* **Provided data**:
···
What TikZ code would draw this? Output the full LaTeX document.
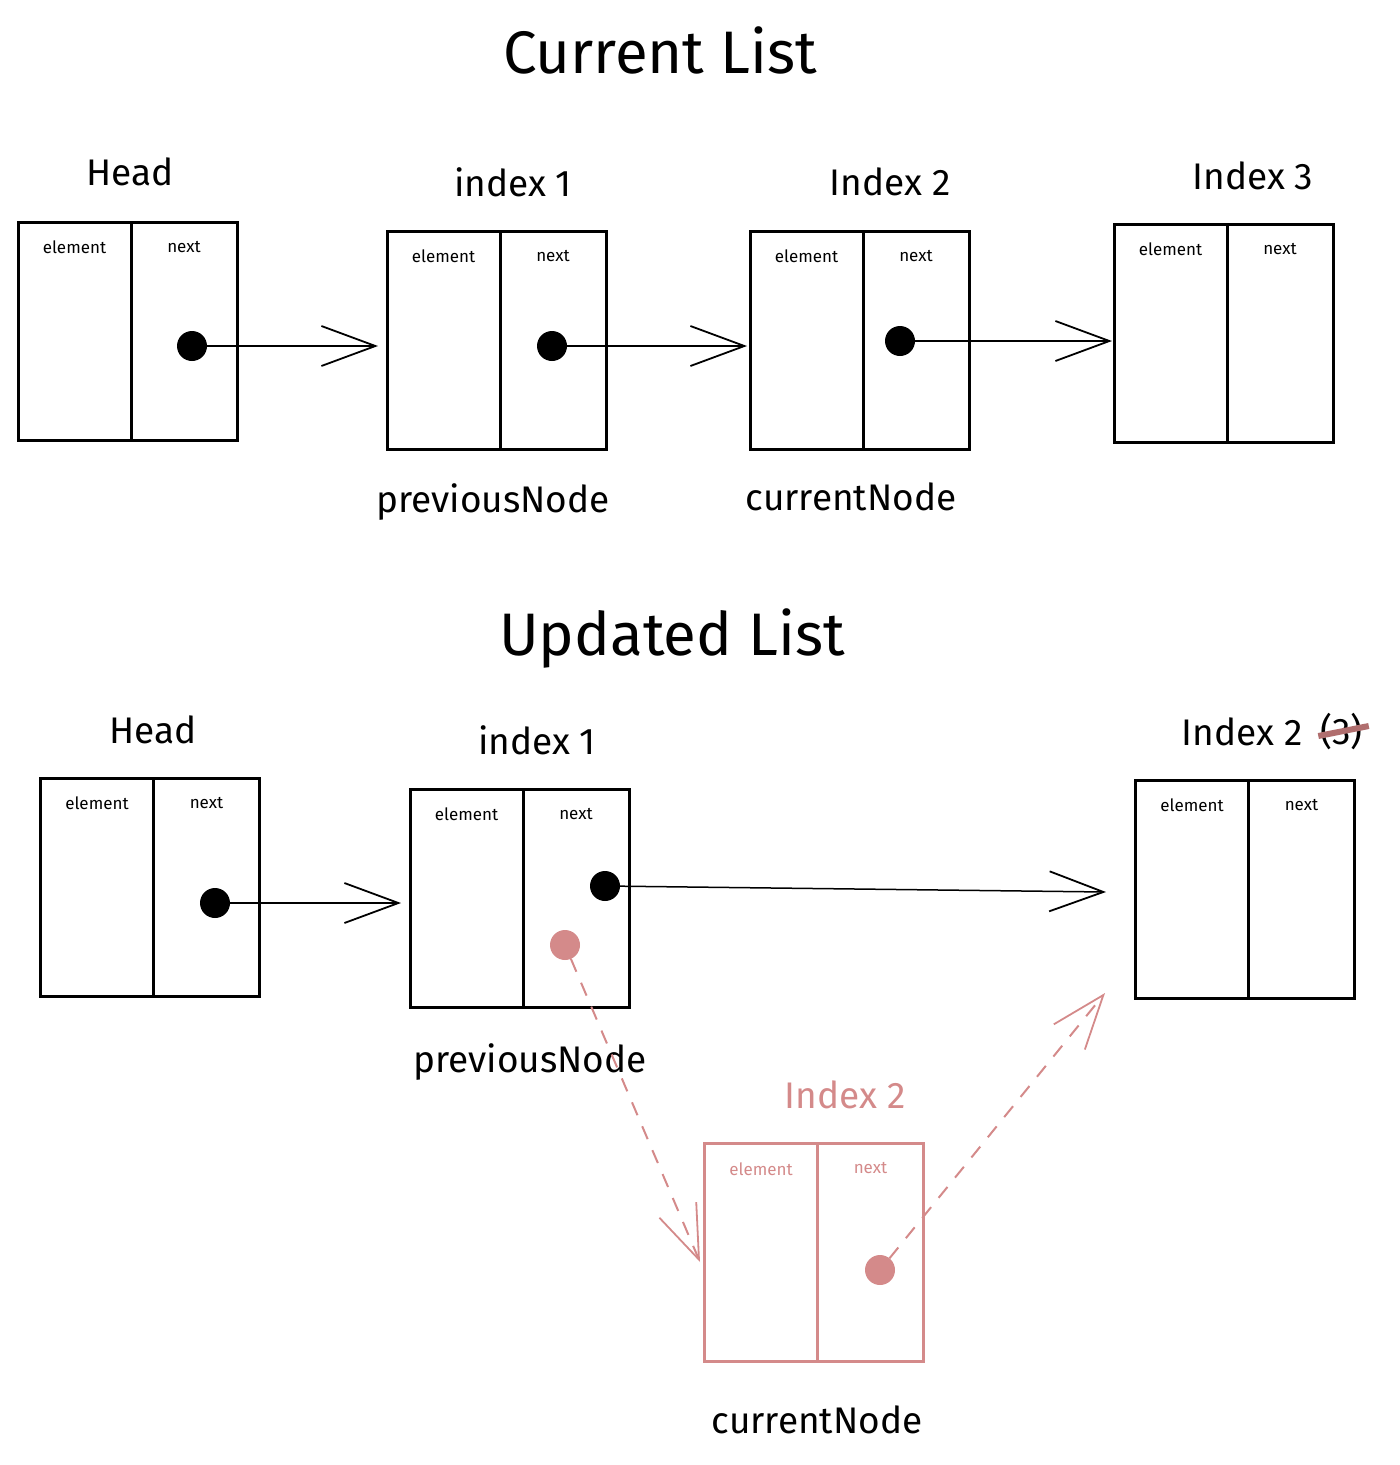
···
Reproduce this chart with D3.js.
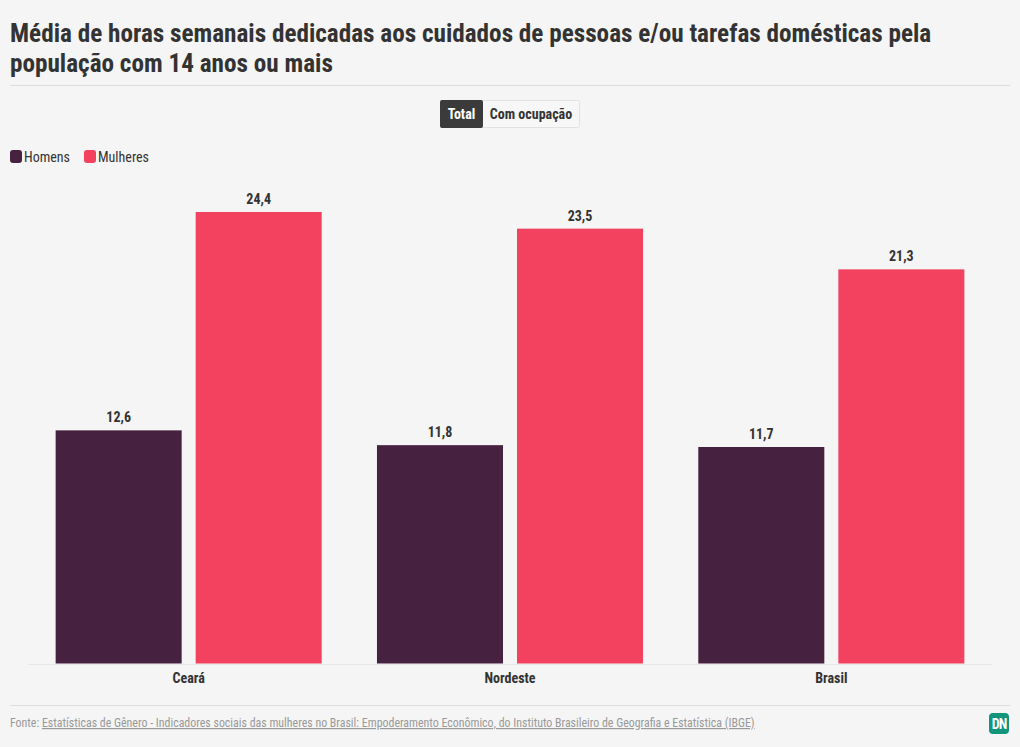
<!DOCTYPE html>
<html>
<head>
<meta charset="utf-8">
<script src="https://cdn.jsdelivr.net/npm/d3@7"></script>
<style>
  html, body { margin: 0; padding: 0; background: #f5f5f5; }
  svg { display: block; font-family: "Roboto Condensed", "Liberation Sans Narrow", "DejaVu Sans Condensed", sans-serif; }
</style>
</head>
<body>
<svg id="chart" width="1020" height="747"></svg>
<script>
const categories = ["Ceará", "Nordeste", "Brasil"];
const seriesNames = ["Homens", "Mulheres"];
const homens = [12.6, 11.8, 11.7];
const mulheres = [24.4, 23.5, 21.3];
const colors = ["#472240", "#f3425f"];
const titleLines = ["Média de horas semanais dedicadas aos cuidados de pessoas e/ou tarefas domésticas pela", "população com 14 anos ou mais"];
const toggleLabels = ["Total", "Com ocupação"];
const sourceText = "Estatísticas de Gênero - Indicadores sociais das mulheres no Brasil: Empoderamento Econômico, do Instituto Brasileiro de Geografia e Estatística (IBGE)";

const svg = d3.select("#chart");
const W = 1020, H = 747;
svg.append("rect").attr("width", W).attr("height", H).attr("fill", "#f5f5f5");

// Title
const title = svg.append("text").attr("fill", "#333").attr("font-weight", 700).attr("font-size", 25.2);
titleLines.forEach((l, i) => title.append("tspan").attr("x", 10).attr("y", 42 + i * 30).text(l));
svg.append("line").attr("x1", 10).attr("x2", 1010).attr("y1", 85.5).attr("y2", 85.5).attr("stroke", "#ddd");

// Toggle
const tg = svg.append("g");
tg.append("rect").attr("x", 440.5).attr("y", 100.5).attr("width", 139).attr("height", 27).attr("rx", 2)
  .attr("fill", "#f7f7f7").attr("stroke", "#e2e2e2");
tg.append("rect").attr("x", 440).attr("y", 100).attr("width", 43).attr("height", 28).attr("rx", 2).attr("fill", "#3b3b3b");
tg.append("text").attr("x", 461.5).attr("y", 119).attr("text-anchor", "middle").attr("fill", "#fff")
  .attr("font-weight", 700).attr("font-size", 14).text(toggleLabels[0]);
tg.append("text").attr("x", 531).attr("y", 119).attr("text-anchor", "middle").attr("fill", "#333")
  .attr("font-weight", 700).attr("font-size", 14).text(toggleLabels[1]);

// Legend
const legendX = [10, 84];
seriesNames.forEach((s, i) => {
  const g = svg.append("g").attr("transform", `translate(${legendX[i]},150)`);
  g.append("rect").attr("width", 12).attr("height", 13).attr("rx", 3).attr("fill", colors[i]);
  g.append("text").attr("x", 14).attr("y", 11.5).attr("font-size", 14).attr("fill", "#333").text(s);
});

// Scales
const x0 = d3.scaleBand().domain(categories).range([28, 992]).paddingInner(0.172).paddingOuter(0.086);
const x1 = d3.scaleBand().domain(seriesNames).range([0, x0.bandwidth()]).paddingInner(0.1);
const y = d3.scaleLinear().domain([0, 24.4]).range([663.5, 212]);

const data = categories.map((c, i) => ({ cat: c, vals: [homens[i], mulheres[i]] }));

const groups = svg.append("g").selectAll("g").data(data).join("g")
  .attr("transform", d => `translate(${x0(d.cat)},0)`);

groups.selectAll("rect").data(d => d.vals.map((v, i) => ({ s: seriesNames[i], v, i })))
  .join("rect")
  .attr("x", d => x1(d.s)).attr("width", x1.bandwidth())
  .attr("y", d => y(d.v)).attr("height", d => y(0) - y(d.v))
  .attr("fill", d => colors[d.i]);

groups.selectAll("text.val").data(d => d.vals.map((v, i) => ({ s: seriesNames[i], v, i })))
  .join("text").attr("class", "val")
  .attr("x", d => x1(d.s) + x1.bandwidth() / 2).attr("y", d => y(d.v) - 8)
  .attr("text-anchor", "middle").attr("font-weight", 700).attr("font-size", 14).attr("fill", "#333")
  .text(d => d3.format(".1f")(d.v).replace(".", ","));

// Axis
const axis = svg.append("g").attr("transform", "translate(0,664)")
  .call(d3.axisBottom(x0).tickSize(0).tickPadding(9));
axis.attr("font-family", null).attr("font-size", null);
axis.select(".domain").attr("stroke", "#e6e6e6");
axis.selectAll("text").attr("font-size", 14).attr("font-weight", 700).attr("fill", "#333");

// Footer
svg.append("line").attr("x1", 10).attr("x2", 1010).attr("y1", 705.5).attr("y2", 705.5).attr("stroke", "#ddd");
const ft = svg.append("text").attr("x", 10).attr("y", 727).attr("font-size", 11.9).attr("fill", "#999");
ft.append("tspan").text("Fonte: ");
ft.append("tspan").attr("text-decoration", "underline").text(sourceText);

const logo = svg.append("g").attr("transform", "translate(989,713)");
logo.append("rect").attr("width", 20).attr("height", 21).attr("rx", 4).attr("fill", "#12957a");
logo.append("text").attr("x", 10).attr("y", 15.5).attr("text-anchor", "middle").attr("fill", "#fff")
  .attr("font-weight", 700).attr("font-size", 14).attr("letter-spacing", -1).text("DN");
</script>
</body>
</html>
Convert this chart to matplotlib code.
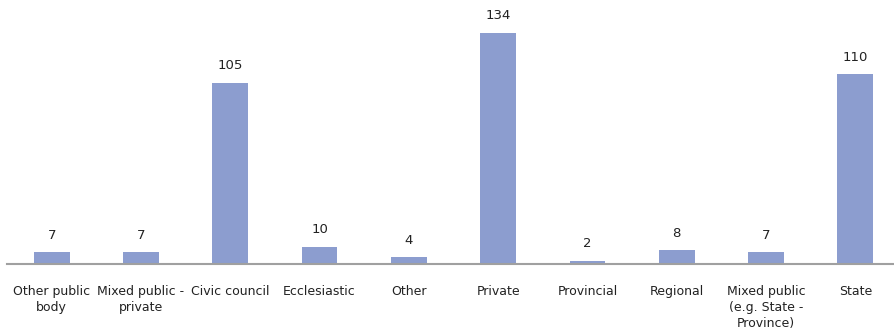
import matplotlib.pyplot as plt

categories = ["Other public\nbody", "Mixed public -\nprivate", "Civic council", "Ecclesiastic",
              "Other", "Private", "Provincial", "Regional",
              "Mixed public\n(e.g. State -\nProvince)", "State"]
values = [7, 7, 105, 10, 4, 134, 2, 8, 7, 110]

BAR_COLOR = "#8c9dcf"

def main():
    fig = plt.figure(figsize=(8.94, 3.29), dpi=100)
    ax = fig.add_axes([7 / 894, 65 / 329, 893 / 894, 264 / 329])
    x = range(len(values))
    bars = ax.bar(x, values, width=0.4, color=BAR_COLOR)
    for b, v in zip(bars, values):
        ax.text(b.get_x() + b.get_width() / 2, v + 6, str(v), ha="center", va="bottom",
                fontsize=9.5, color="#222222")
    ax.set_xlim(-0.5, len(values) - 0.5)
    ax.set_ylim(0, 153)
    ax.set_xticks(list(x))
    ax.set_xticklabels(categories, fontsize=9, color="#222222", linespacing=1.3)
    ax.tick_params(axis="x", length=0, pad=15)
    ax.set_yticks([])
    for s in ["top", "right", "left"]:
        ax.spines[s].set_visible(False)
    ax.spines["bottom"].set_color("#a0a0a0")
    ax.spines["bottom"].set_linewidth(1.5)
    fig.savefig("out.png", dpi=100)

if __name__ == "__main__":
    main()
···
* **What is expected**: Extract all lines that hold the word "chart".

* **Written response**:
Reproduce this chart with D3.js.
<svg id="chart" width="1020" height="747"></svg>
const svg = d3.select("#chart");
Convert this chart to matplotlib code.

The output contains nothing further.